►

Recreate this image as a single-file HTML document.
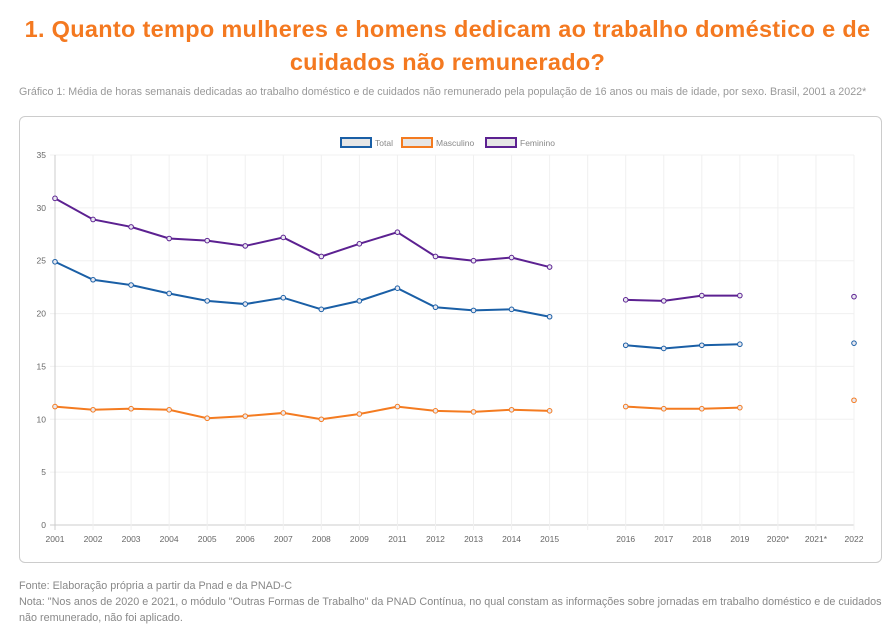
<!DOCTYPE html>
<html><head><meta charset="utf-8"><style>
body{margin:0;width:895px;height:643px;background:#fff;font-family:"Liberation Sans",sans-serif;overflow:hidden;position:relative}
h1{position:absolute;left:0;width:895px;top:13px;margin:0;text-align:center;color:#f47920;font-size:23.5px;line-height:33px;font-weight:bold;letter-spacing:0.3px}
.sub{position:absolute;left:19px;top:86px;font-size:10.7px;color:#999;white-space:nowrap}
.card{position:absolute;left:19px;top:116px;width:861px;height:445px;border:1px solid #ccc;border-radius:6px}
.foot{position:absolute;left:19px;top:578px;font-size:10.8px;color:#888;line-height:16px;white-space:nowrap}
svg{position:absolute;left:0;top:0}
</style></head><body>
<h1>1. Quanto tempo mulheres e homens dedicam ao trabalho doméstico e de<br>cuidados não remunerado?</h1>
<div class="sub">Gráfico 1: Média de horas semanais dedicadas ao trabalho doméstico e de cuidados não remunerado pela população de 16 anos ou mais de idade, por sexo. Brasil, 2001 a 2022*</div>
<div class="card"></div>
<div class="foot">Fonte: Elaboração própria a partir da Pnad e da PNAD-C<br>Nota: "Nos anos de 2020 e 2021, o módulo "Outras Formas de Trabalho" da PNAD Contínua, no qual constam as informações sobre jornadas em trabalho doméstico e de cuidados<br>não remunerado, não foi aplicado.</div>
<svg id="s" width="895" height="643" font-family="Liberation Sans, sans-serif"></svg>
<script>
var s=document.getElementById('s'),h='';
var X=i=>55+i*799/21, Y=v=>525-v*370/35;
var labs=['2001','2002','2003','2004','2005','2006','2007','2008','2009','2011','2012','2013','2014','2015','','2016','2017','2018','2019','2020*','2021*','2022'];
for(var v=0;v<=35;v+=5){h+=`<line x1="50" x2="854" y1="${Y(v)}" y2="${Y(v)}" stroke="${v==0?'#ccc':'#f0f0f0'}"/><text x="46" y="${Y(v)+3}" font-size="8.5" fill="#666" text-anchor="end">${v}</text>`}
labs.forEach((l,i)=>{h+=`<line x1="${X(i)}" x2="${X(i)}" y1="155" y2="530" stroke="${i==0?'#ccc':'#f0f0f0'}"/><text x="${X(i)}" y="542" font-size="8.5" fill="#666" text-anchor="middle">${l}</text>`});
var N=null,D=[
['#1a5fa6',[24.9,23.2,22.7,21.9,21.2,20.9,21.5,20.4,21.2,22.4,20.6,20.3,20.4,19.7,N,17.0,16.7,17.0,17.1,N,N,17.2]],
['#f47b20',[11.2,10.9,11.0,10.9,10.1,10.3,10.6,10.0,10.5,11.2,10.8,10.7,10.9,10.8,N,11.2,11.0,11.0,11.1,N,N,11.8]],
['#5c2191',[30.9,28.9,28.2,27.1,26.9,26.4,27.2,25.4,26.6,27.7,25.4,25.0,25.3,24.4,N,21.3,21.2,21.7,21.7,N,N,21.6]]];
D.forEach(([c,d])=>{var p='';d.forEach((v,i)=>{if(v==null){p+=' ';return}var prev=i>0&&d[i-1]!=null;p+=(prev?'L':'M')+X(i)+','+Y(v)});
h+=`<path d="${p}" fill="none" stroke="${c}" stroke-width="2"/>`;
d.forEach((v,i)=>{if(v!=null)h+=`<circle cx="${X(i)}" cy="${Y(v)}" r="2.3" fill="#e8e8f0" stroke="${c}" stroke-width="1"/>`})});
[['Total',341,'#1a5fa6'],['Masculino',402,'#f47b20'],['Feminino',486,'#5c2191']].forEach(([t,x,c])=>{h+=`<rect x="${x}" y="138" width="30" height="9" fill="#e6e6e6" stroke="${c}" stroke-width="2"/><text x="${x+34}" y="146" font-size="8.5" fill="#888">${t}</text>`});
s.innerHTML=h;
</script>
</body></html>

◄

INSTRUCTIONS FOR THE TASK » Reproduce every line of the material precisely, omitting its pictures.

RESPONSE »
Recreate this image as a single-file HTML document.
<!DOCTYPE html>
<html><head><meta charset="utf-8"><style>
body{margin:0;width:895px;height:643px;background:#fff;font-family:"Liberation Sans",sans-serif;overflow:hidden;position:relative}
h1{position:absolute;left:0;width:895px;top:13px;margin:0;text-align:center;color:#f47920;font-size:23.5px;line-height:33px;font-weight:bold;letter-spacing:0.3px}
.sub{position:absolute;left:19px;top:86px;font-size:10.7px;color:#999;white-space:nowrap}
.card{position:absolute;left:19px;top:116px;width:861px;height:445px;border:1px solid #ccc;border-radius:6px}
.foot{position:absolute;left:19px;top:578px;font-size:10.8px;color:#888;line-height:16px;white-space:nowrap}
svg{position:absolute;left:0;top:0}
</style></head><body>
<h1>1. Quanto tempo mulheres e homens dedicam ao trabalho doméstico e de<br>cuidados não remunerado?</h1>
<div class="sub">Gráfico 1: Média de horas semanais dedicadas ao trabalho doméstico e de cuidados não remunerado pela população de 16 anos ou mais de idade, por sexo. Brasil, 2001 a 2022*</div>
<div class="card"></div>
<div class="foot">Fonte: Elaboração própria a partir da Pnad e da PNAD-C<br>Nota: "Nos anos de 2020 e 2021, o módulo "Outras Formas de Trabalho" da PNAD Contínua, no qual constam as informações sobre jornadas em trabalho doméstico e de cuidados<br>não remunerado, não foi aplicado.</div>
<svg id="s" width="895" height="643" font-family="Liberation Sans, sans-serif"></svg>
<script>
var s=document.getElementById('s'),h='';
var X=i=>55+i*799/21, Y=v=>525-v*370/35;
var labs=['2001','2002','2003','2004','2005','2006','2007','2008','2009','2011','2012','2013','2014','2015','','2016','2017','2018','2019','2020*','2021*','2022'];
for(var v=0;v<=35;v+=5){h+=`<line x1="50" x2="854" y1="${Y(v)}" y2="${Y(v)}" stroke="${v==0?'#ccc':'#f0f0f0'}"/><text x="46" y="${Y(v)+3}" font-size="8.5" fill="#666" text-anchor="end">${v}</text>`}
labs.forEach((l,i)=>{h+=`<line x1="${X(i)}" x2="${X(i)}" y1="155" y2="530" stroke="${i==0?'#ccc':'#f0f0f0'}"/><text x="${X(i)}" y="542" font-size="8.5" fill="#666" text-anchor="middle">${l}</text>`});
var N=null,D=[
['#1a5fa6',[24.9,23.2,22.7,21.9,21.2,20.9,21.5,20.4,21.2,22.4,20.6,20.3,20.4,19.7,N,17.0,16.7,17.0,17.1,N,N,17.2]],
['#f47b20',[11.2,10.9,11.0,10.9,10.1,10.3,10.6,10.0,10.5,11.2,10.8,10.7,10.9,10.8,N,11.2,11.0,11.0,11.1,N,N,11.8]],
['#5c2191',[30.9,28.9,28.2,27.1,26.9,26.4,27.2,25.4,26.6,27.7,25.4,25.0,25.3,24.4,N,21.3,21.2,21.7,21.7,N,N,21.6]]];
D.forEach(([c,d])=>{var p='';d.forEach((v,i)=>{if(v==null){p+=' ';return}var prev=i>0&&d[i-1]!=null;p+=(prev?'L':'M')+X(i)+','+Y(v)});
h+=`<path d="${p}" fill="none" stroke="${c}" stroke-width="2"/>`;
d.forEach((v,i)=>{if(v!=null)h+=`<circle cx="${X(i)}" cy="${Y(v)}" r="2.3" fill="#e8e8f0" stroke="${c}" stroke-width="1"/>`})});
[['Total',341,'#1a5fa6'],['Masculino',402,'#f47b20'],['Feminino',486,'#5c2191']].forEach(([t,x,c])=>{h+=`<rect x="${x}" y="138" width="30" height="9" fill="#e6e6e6" stroke="${c}" stroke-width="2"/><text x="${x+34}" y="146" font-size="8.5" fill="#888">${t}</text>`});
s.innerHTML=h;
</script>
</body></html>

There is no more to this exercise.